§ **Source data**:

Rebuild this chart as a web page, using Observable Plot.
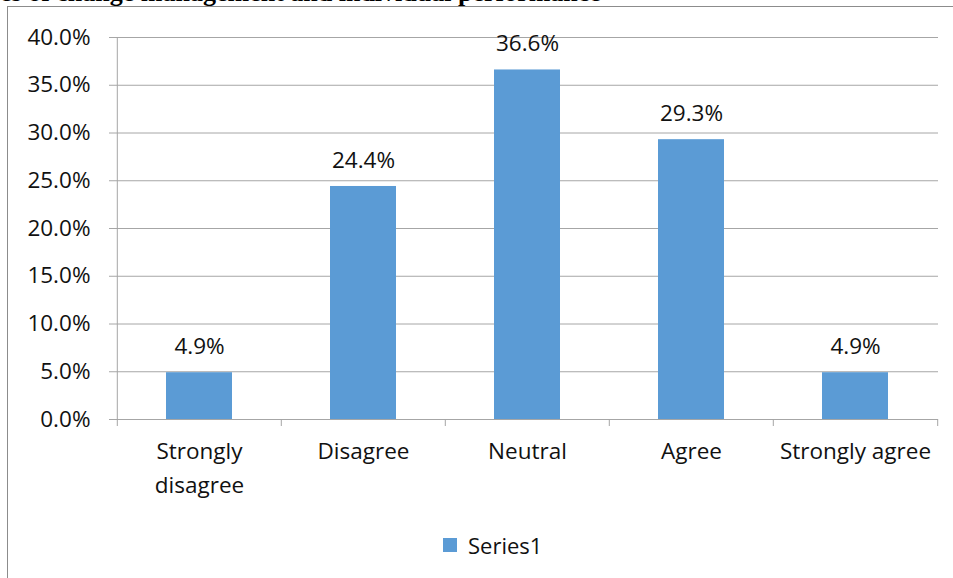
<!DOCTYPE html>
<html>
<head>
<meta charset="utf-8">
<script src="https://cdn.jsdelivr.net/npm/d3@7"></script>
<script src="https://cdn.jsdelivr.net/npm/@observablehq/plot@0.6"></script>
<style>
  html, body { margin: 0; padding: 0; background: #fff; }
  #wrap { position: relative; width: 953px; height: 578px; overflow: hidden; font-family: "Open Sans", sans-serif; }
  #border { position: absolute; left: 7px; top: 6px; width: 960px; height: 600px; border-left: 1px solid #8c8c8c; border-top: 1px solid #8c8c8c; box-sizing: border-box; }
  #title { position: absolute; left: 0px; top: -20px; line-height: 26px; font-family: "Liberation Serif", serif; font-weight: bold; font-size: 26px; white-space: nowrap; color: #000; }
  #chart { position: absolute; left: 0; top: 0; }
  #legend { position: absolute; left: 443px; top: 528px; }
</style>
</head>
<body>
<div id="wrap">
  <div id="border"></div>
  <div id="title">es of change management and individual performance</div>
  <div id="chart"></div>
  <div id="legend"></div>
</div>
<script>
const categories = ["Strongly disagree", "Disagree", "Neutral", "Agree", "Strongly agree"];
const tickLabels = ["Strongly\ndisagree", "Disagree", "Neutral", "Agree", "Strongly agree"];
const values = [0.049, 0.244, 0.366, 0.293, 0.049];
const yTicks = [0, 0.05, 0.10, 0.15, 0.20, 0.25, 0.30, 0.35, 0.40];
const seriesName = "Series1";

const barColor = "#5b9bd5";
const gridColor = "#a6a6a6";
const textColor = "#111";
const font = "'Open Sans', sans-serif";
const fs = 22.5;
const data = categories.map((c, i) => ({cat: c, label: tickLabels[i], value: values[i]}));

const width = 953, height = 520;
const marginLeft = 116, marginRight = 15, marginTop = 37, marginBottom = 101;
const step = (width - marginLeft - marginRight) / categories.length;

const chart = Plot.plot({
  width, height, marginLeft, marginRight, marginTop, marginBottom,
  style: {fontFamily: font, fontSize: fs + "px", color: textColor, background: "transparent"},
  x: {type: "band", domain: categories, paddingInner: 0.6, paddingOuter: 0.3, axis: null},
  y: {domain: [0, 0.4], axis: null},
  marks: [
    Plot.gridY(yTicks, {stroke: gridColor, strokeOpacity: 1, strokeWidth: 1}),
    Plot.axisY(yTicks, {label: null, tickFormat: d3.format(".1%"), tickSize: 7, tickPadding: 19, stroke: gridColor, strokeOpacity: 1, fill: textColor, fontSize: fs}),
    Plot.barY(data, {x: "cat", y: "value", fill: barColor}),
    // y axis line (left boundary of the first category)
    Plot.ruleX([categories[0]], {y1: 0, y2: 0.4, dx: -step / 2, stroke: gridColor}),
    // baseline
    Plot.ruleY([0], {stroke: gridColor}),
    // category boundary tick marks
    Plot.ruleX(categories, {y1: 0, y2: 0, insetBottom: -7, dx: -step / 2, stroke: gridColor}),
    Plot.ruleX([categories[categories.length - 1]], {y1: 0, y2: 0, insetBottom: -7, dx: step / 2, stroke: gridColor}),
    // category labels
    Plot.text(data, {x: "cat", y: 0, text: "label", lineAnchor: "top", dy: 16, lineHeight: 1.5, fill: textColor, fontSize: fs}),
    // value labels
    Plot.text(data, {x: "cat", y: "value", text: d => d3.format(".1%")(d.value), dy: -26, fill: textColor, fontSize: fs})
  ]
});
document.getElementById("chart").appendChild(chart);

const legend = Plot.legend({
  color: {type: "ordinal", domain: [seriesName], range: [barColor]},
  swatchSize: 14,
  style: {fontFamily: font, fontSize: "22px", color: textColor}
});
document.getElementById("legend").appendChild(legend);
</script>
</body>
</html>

§ **Requirement**: Give the data above again in full and unchanged, skipping the pictures.

§ **Solution for this problem**:
Rebuild this chart as a web page, using Observable Plot.
<!DOCTYPE html>
<html>
<head>
<meta charset="utf-8">
<script src="https://cdn.jsdelivr.net/npm/d3@7"></script>
<script src="https://cdn.jsdelivr.net/npm/@observablehq/plot@0.6"></script>
<style>
  html, body { margin: 0; padding: 0; background: #fff; }
  #wrap { position: relative; width: 953px; height: 578px; overflow: hidden; font-family: "Open Sans", sans-serif; }
  #border { position: absolute; left: 7px; top: 6px; width: 960px; height: 600px; border-left: 1px solid #8c8c8c; border-top: 1px solid #8c8c8c; box-sizing: border-box; }
  #title { position: absolute; left: 0px; top: -20px; line-height: 26px; font-family: "Liberation Serif", serif; font-weight: bold; font-size: 26px; white-space: nowrap; color: #000; }
  #chart { position: absolute; left: 0; top: 0; }
  #legend { position: absolute; left: 443px; top: 528px; }
</style>
</head>
<body>
<div id="wrap">
  <div id="border"></div>
  <div id="title">es of change management and individual performance</div>
  <div id="chart"></div>
  <div id="legend"></div>
</div>
<script>
const categories = ["Strongly disagree", "Disagree", "Neutral", "Agree", "Strongly agree"];
const tickLabels = ["Strongly\ndisagree", "Disagree", "Neutral", "Agree", "Strongly agree"];
const values = [0.049, 0.244, 0.366, 0.293, 0.049];
const yTicks = [0, 0.05, 0.10, 0.15, 0.20, 0.25, 0.30, 0.35, 0.40];
const seriesName = "Series1";

const barColor = "#5b9bd5";
const gridColor = "#a6a6a6";
const textColor = "#111";
const font = "'Open Sans', sans-serif";
const fs = 22.5;
const data = categories.map((c, i) => ({cat: c, label: tickLabels[i], value: values[i]}));

const width = 953, height = 520;
const marginLeft = 116, marginRight = 15, marginTop = 37, marginBottom = 101;
const step = (width - marginLeft - marginRight) / categories.length;

const chart = Plot.plot({
  width, height, marginLeft, marginRight, marginTop, marginBottom,
  style: {fontFamily: font, fontSize: fs + "px", color: textColor, background: "transparent"},
  x: {type: "band", domain: categories, paddingInner: 0.6, paddingOuter: 0.3, axis: null},
  y: {domain: [0, 0.4], axis: null},
  marks: [
    Plot.gridY(yTicks, {stroke: gridColor, strokeOpacity: 1, strokeWidth: 1}),
    Plot.axisY(yTicks, {label: null, tickFormat: d3.format(".1%"), tickSize: 7, tickPadding: 19, stroke: gridColor, strokeOpacity: 1, fill: textColor, fontSize: fs}),
    Plot.barY(data, {x: "cat", y: "value", fill: barColor}),
    // y axis line (left boundary of the first category)
    Plot.ruleX([categories[0]], {y1: 0, y2: 0.4, dx: -step / 2, stroke: gridColor}),
    // baseline
    Plot.ruleY([0], {stroke: gridColor}),
    // category boundary tick marks
    Plot.ruleX(categories, {y1: 0, y2: 0, insetBottom: -7, dx: -step / 2, stroke: gridColor}),
    Plot.ruleX([categories[categories.length - 1]], {y1: 0, y2: 0, insetBottom: -7, dx: step / 2, stroke: gridColor}),
    // category labels
    Plot.text(data, {x: "cat", y: 0, text: "label", lineAnchor: "top", dy: 16, lineHeight: 1.5, fill: textColor, fontSize: fs}),
    // value labels
    Plot.text(data, {x: "cat", y: "value", text: d => d3.format(".1%")(d.value), dy: -26, fill: textColor, fontSize: fs})
  ]
});
document.getElementById("chart").appendChild(chart);

const legend = Plot.legend({
  color: {type: "ordinal", domain: [seriesName], range: [barColor]},
  swatchSize: 14,
  style: {fontFamily: font, fontSize: "22px", color: textColor}
});
document.getElementById("legend").appendChild(legend);
</script>
</body>
</html>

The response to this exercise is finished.